DATASET SECTION>
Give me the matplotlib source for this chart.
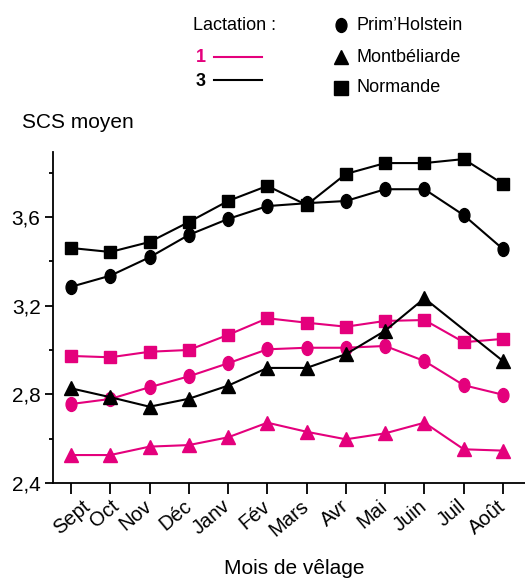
import numpy as np
import matplotlib
matplotlib.use("Agg")
import matplotlib.pyplot as plt
from matplotlib.path import Path
from matplotlib.lines import Line2D
import matplotlib.transforms as mtransforms

plt.rcParams['font.family'] = ['Liberation Sans', 'DejaVu Sans']

# mois de vêlage
mois = ['Sept', 'Oct', 'Nov', 'Déc', 'Janv', 'Fév', 'Mars', 'Avr', 'Mai', 'Juin', 'Juil', 'Août']

# lactation 3 (noir)
holstein_3 = [3.285, 3.335, 3.418, 3.519, 3.591, 3.649, 3.662, 3.672, 3.725, 3.725, 3.608, 3.455]
montbel_3 = [2.827, 2.787, 2.744, 2.780, 2.839, 2.919, 2.919, 2.981, 3.087, 3.233, np.nan, 2.950]
normande_3 = [3.460, 3.442, 3.487, 3.577, 3.672, 3.740, 3.654, 3.794, 3.843, 3.843, 3.861, 3.749]

# lactation 1 (rose)
holstein_1 = [2.756, 2.779, 2.832, 2.881, 2.940, 3.003, 3.010, 3.010, 3.018, 2.950, 2.841, 2.798]
montbel_1 = [2.526, 2.526, 2.564, 2.571, 2.606, 2.672, 2.631, 2.597, 2.624, 2.672, 2.552, 2.546]
normande_1 = [2.973, 2.967, 2.992, 3.000, 3.068, 3.143, 3.123, 3.105, 3.131, 3.135, 3.035, 3.050]

rose = '#E4007C'

# marqueur rond un peu ovale comme sur l'original
cerc = Path.unit_circle()
ovale = Path(cerc.vertices * np.array([0.78, 1.0]), cerc.codes)

fig = plt.figure(figsize=(5.25, 5.81), dpi=100)
ax = fig.add_axes([0.101, 0.1687, 0.899, 0.5697])

x = np.arange(len(mois))


def trace(vals, couleur, marker, ms):
    v = np.array(vals, dtype=float)
    ok = ~np.isnan(v)
    ax.plot(x[ok], v[ok], color=couleur, lw=1.5, marker=marker, ms=ms,
            mfc=couleur, mec=couleur, clip_on=False)


trace(montbel_1, rose, '^', 9.5)
trace(holstein_1, rose, ovale, 10)
trace(normande_1, rose, 's', 9)
trace(montbel_3, 'black', '^', 9.5)
trace(holstein_3, 'black', ovale, 10)
trace(normande_3, 'black', 's', 9)

ax.set_xlim(-0.458, 11.56)
ax.set_ylim(2.4, 3.893)
ax.spines['top'].set_visible(False)
ax.spines['right'].set_visible(False)
ax.spines['left'].set_linewidth(1.3)
ax.spines['bottom'].set_linewidth(1.3)

ax.set_yticks([2.4, 2.8, 3.2, 3.6])
ax.set_yticklabels(['2,4', '2,8', '3,2', '3,6'])
ax.set_yticks([2.6, 3.0, 3.4, 3.8], minor=True)
ax.tick_params(axis='y', which='major', length=6, width=1.3, labelsize=15, pad=3)
ax.tick_params(axis='y', which='minor', length=3, width=1.3)

ax.set_xticks(x)
ax.set_xticklabels(mois, rotation=40, ha='right', va='center', rotation_mode='anchor')
ax.tick_params(axis='x', length=8, width=1.3, labelsize=14.5, pad=7)

# petits décalages des premières étiquettes
for lab, dx in zip(ax.get_xticklabels()[:2], [17, 6]):
    lab.set_transform(lab.get_transform() + mtransforms.ScaledTranslation(dx / 100, 0, fig.dpi_scale_trans))

fig.text(22 / 525, 1 - 123 / 581, 'SCS moyen', fontsize=15, ha='left', va='center')
fig.text(294 / 525, 1 - 568 / 581, 'Mois de vêlage', fontsize=15, ha='center', va='center')

# légende
H, W = 581, 525
fig.text(193 / W, 1 - 26 / H, 'Lactation :', fontsize=13, ha='left', va='center')
fig.text(196 / W, 1 - 57 / H, '1', fontsize=13, fontweight='bold', color=rose, ha='left', va='center')
fig.text(196 / W, 1 - 81 / H, '3', fontsize=13, fontweight='bold', color='black', ha='left', va='center')
fig.add_artist(Line2D([214 / W, 262 / W], [1 - 57 / H, 1 - 57 / H], color=rose, lw=1.5, transform=fig.transFigure))
fig.add_artist(Line2D([214 / W, 262 / W], [1 - 80 / H, 1 - 80 / H], color='black', lw=1.5, transform=fig.transFigure))

races = ['Prim\u2019Holstein', 'Montbéliarde', 'Normande']
marqueurs = [ovale, '^', 's']
ys = [25, 57, 88]
for nom, m, yy in zip(races, marqueurs, ys):
    fig.add_artist(Line2D([341 / W], [1 - yy / H], marker=m, ms=10 if m is ovale else 9.5,
                          color='black', lw=0, transform=fig.transFigure))
    fig.text(357 / W, 1 - yy / H, nom, fontsize=13, ha='left', va='center')

fig.savefig('out.png', dpi=100)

WHAT YOU WILL DO> Reproduce all of the material exactly, apart from the pictures.

ANSWER FOR THIS EXERCISE>
Give me the matplotlib source for this chart.
import numpy as np
import matplotlib
matplotlib.use("Agg")
import matplotlib.pyplot as plt
from matplotlib.path import Path
from matplotlib.lines import Line2D
import matplotlib.transforms as mtransforms

plt.rcParams['font.family'] = ['Liberation Sans', 'DejaVu Sans']

# mois de vêlage
mois = ['Sept', 'Oct', 'Nov', 'Déc', 'Janv', 'Fév', 'Mars', 'Avr', 'Mai', 'Juin', 'Juil', 'Août']

# lactation 3 (noir)
holstein_3 = [3.285, 3.335, 3.418, 3.519, 3.591, 3.649, 3.662, 3.672, 3.725, 3.725, 3.608, 3.455]
montbel_3 = [2.827, 2.787, 2.744, 2.780, 2.839, 2.919, 2.919, 2.981, 3.087, 3.233, np.nan, 2.950]
normande_3 = [3.460, 3.442, 3.487, 3.577, 3.672, 3.740, 3.654, 3.794, 3.843, 3.843, 3.861, 3.749]

# lactation 1 (rose)
holstein_1 = [2.756, 2.779, 2.832, 2.881, 2.940, 3.003, 3.010, 3.010, 3.018, 2.950, 2.841, 2.798]
montbel_1 = [2.526, 2.526, 2.564, 2.571, 2.606, 2.672, 2.631, 2.597, 2.624, 2.672, 2.552, 2.546]
normande_1 = [2.973, 2.967, 2.992, 3.000, 3.068, 3.143, 3.123, 3.105, 3.131, 3.135, 3.035, 3.050]

rose = '#E4007C'

# marqueur rond un peu ovale comme sur l'original
cerc = Path.unit_circle()
ovale = Path(cerc.vertices * np.array([0.78, 1.0]), cerc.codes)

fig = plt.figure(figsize=(5.25, 5.81), dpi=100)
ax = fig.add_axes([0.101, 0.1687, 0.899, 0.5697])

x = np.arange(len(mois))


def trace(vals, couleur, marker, ms):
    v = np.array(vals, dtype=float)
    ok = ~np.isnan(v)
    ax.plot(x[ok], v[ok], color=couleur, lw=1.5, marker=marker, ms=ms,
            mfc=couleur, mec=couleur, clip_on=False)


trace(montbel_1, rose, '^', 9.5)
trace(holstein_1, rose, ovale, 10)
trace(normande_1, rose, 's', 9)
trace(montbel_3, 'black', '^', 9.5)
trace(holstein_3, 'black', ovale, 10)
trace(normande_3, 'black', 's', 9)

ax.set_xlim(-0.458, 11.56)
ax.set_ylim(2.4, 3.893)
ax.spines['top'].set_visible(False)
ax.spines['right'].set_visible(False)
ax.spines['left'].set_linewidth(1.3)
ax.spines['bottom'].set_linewidth(1.3)

ax.set_yticks([2.4, 2.8, 3.2, 3.6])
ax.set_yticklabels(['2,4', '2,8', '3,2', '3,6'])
ax.set_yticks([2.6, 3.0, 3.4, 3.8], minor=True)
ax.tick_params(axis='y', which='major', length=6, width=1.3, labelsize=15, pad=3)
ax.tick_params(axis='y', which='minor', length=3, width=1.3)

ax.set_xticks(x)
ax.set_xticklabels(mois, rotation=40, ha='right', va='center', rotation_mode='anchor')
ax.tick_params(axis='x', length=8, width=1.3, labelsize=14.5, pad=7)

# petits décalages des premières étiquettes
for lab, dx in zip(ax.get_xticklabels()[:2], [17, 6]):
    lab.set_transform(lab.get_transform() + mtransforms.ScaledTranslation(dx / 100, 0, fig.dpi_scale_trans))

fig.text(22 / 525, 1 - 123 / 581, 'SCS moyen', fontsize=15, ha='left', va='center')
fig.text(294 / 525, 1 - 568 / 581, 'Mois de vêlage', fontsize=15, ha='center', va='center')

# légende
H, W = 581, 525
fig.text(193 / W, 1 - 26 / H, 'Lactation :', fontsize=13, ha='left', va='center')
fig.text(196 / W, 1 - 57 / H, '1', fontsize=13, fontweight='bold', color=rose, ha='left', va='center')
fig.text(196 / W, 1 - 81 / H, '3', fontsize=13, fontweight='bold', color='black', ha='left', va='center')
fig.add_artist(Line2D([214 / W, 262 / W], [1 - 57 / H, 1 - 57 / H], color=rose, lw=1.5, transform=fig.transFigure))
fig.add_artist(Line2D([214 / W, 262 / W], [1 - 80 / H, 1 - 80 / H], color='black', lw=1.5, transform=fig.transFigure))

races = ['Prim\u2019Holstein', 'Montbéliarde', 'Normande']
marqueurs = [ovale, '^', 's']
ys = [25, 57, 88]
for nom, m, yy in zip(races, marqueurs, ys):
    fig.add_artist(Line2D([341 / W], [1 - yy / H], marker=m, ms=10 if m is ovale else 9.5,
                          color='black', lw=0, transform=fig.transFigure))
    fig.text(357 / W, 1 - yy / H, nom, fontsize=13, ha='left', va='center')

fig.savefig('out.png', dpi=100)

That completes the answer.